Beginning in 2014, small businesses that offer healthcare with 50 or fewer workers and individual market plans created after Sept. 23, 2010, must cover 10 essential health benefit categories, including mental health and substance use disorder services – and cover them on a par with other medical benefits.

While most large group plans and most small group plans include coverage for some mental health and substance use disorder services, there are coverage gaps and many people don’t have federal parity protections.

Overall, 32.1 million Americans will gain access to mental health and addiction coverage, while another 30.4 million who currently have some of this coverage will gain federal parity protection, according to HHS.

Judith Bentkover, an adjunct professor of community health at Brown University, said federal and state government officials have been slow to implement the Mental Health Parity and Addiction Equity Act. But she’s optimistic that “Obamacare will bring more people into the system. … I think that as people now have the means to get [mental] illnesses diagnosed and treated . . . this will be good for that segment of the population.”

“We need affirmative action for mental health since it’s been at the back of the bus for a long time,” said Kennedy. “We still to this day have persistent discrimination against people with mental issues.”

A LEGACY BROADENED
Kennedy is sponsoring a two-day event at the JFK Presidential Library in Boston on Oct. 23 and 24, to commemorate President Kennedy’s signing of the Community Mental Health Act of 1963. That landmark legislation provided federal funds for community mental health centers and paved the way for deinstitutionalization of the mentally handicapped.

“I am obviously trying to galvanize this 50th anniversary of my uncle signing this important law to try to raise the profile of where we are today, in comparison to where we were 50 years ago, and try to create the environment whereby this cannot be something that is slipped under the rug,” Patrick Kennedy said.

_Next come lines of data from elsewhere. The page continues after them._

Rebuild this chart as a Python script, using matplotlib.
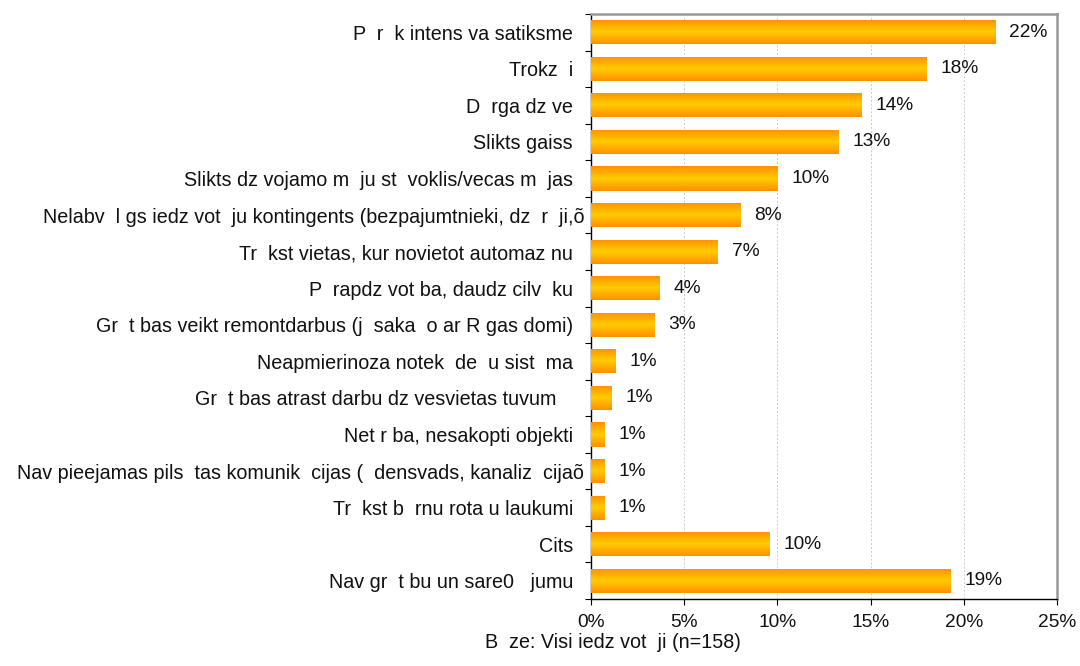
import matplotlib.pyplot as plt
import numpy as np
from matplotlib.colors import LinearSegmentedColormap

plt.rcParams['font.family'] = ['Liberation Sans', 'DejaVu Sans']

# Kategorijas (no augšas uz leju) un vērtības procentos
labels = [
    'P  r  k intens va satiksme  ',
    'Trokz  i  ',
    'D  rga dz ve  ',
    'Slikts gaiss  ',
    'Slikts dz vojamo m  ju st  voklis/vecas m  jas  ',
    'Nelabv  l gs iedz vot  ju kontingents (bezpajumtnieki, dz  r  ji,õ',
    'Tr  kst vietas, kur novietot automaz nu  ',
    'P  rapdz vot ba, daudz cilv  ku  ',
    'Gr  t bas veikt remontdarbus (j  saka  o ar R gas domi)  ',
    'Neapmierinoza notek  de  u sist  ma  ',
    'Gr  t bas atrast darbu dz vesvietas tuvum     ',
    'Net r ba, nesakopti objekti  ',
    'Nav pieejamas pils  tas komunik  cijas (  densvads, kanaliz  cijaõ',
    'Tr  kst b  rnu rota u laukumi  ',
    'Cits  ',
    'Nav gr  t bu un sare0   jumu  ',
]
values = [21.7, 18.0, 14.5, 13.3, 10.0, 8.0, 6.8, 3.65, 3.4, 1.3, 1.1, 0.7, 0.7, 0.7, 9.6, 19.3]
value_labels = ['22%', '18%', '14%', '13%', '10%', '8%', '7%', '4%', '3%',
                '1%', '1%', '1%', '1%', '1%', '10%', '19%']
xticks = [0, 5, 10, 15, 20, 25]
xtick_labels = ['0%', '5%', '10%', '15%', '20%', '25%']

fs = 14.2

fig = plt.figure(figsize=(10.8, 6.66), dpi=100)
ax = fig.add_axes([591 / 1080, 1 - 599 / 666, 466 / 1080, 585 / 666])

y = np.arange(len(labels))
bars = ax.barh(y, values, height=0.66, color='#FF9900', zorder=2)
ax.set_ylim(len(labels) - 0.5, -0.5)
ax.set_xlim(0, 25)

# Gradients joslām: oranžas malas, dzeltens vidus
cmap = LinearSegmentedColormap.from_list('bar', ['#FF9000', '#FFCC00', '#FF9000'])
grad = np.linspace(0, 1, 64).reshape(-1, 1)
for b in bars:
    x0, y0 = b.get_x(), b.get_y()
    im = ax.imshow(grad, extent=[x0, x0 + b.get_width(), y0 + b.get_height(), y0],
                   aspect='auto', cmap=cmap, zorder=3, interpolation='bilinear')
    im.set_clip_path(b)

for yi, v, lab in zip(y, values, value_labels):
    ax.annotate(lab, (v, yi), xytext=(14, 0), textcoords='offset pixels',
                va='center', ha='left', fontsize=13.8, color='#111111')

ax.set_yticks(y)
ax.set_yticklabels(labels, fontsize=fs, color='#111111')
ax.set_yticks(np.arange(-0.5, len(labels)), minor=True)
ax.tick_params(axis='y', which='major', length=0, pad=5)
ax.tick_params(axis='y', which='minor', length=4, width=0.8, direction='out')

ax.set_xticks(xticks)
ax.set_xticklabels(xtick_labels, fontsize=13.8, color='#111111')
ax.tick_params(axis='x', length=4, width=0.8, direction='out', pad=7)

ax.grid(axis='x', color='#CCCCCC', linestyle=(0, (2, 2)), linewidth=0.7, zorder=0)
ax.set_axisbelow(True)

for side in ['left', 'bottom']:
    ax.spines[side].set_color('black')
    ax.spines[side].set_linewidth(1)
for side in ['top', 'right']:
    ax.spines[side].set_color('#999999')
    ax.spines[side].set_linewidth(1.8)

fig.text(613 / 1080, 1 - 643 / 666, 'B  ze: Visi iedz vot  ji (n=158)',
         ha='center', va='center', fontsize=fs, color='#111111')

fig.savefig('out.png', dpi=100)
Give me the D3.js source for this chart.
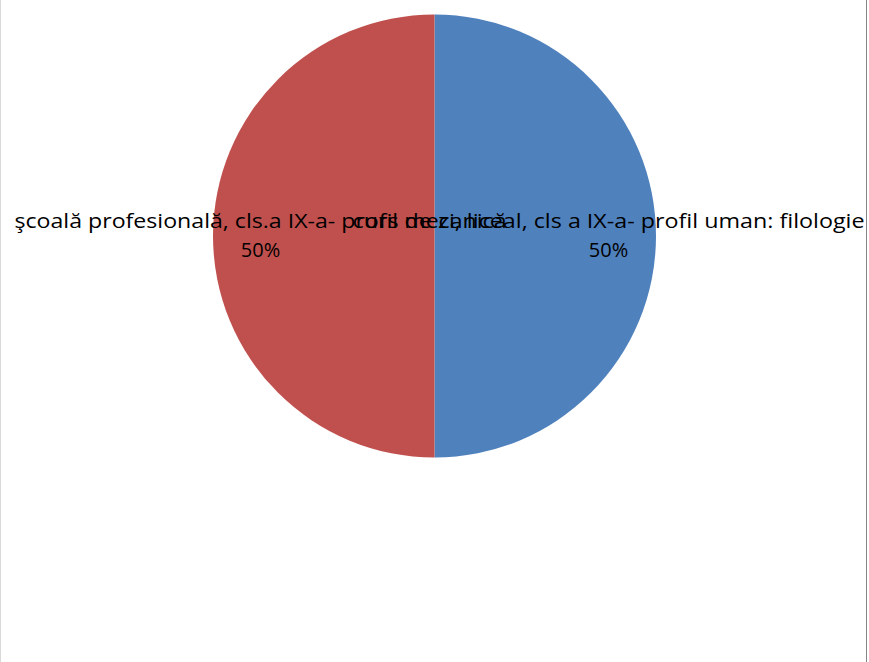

The son of the late Sen. Edward M. Kennedy of Massachusetts, Kennedy is more than familiar with mental health and drug addiction problems. In May 2006, while a member of Congress, he crashed his car into a traffic barrier on Capitol Hill in the early morning hours. He said at the time he was apparently disoriented because he had been taking Ambien, the sleeping pill, and another medication.

Kennedy has acknowledged being treated for cocaine use as a teenager and abusing drugs and alcohol while a student at Providence College. He sought treatment for an OxyContin addiction in 2006. In a March 7, 2008, speech to the Cleveland City Club, he admitted having bipolar disorder and being a recovering alcoholic.

Kennedy, 46, served in the House from 1995 to 2011. He’s since been advocating for mental health and addiction treatment causes. He is co-founder of One Mind for Research, which seeks to increase resources and efficiency in brain disorder research.

Kennedy said he’s had the support of his wife, Amy Petitgout, and other family members in battling personal health problems. “I am in a good place in my mental health,” he said.

He also said, “I have a chronic illness, which means I can only address it on a day-to-day basis. I’m never cured. My first priority every day is to make sure my own mental health is in good shape.”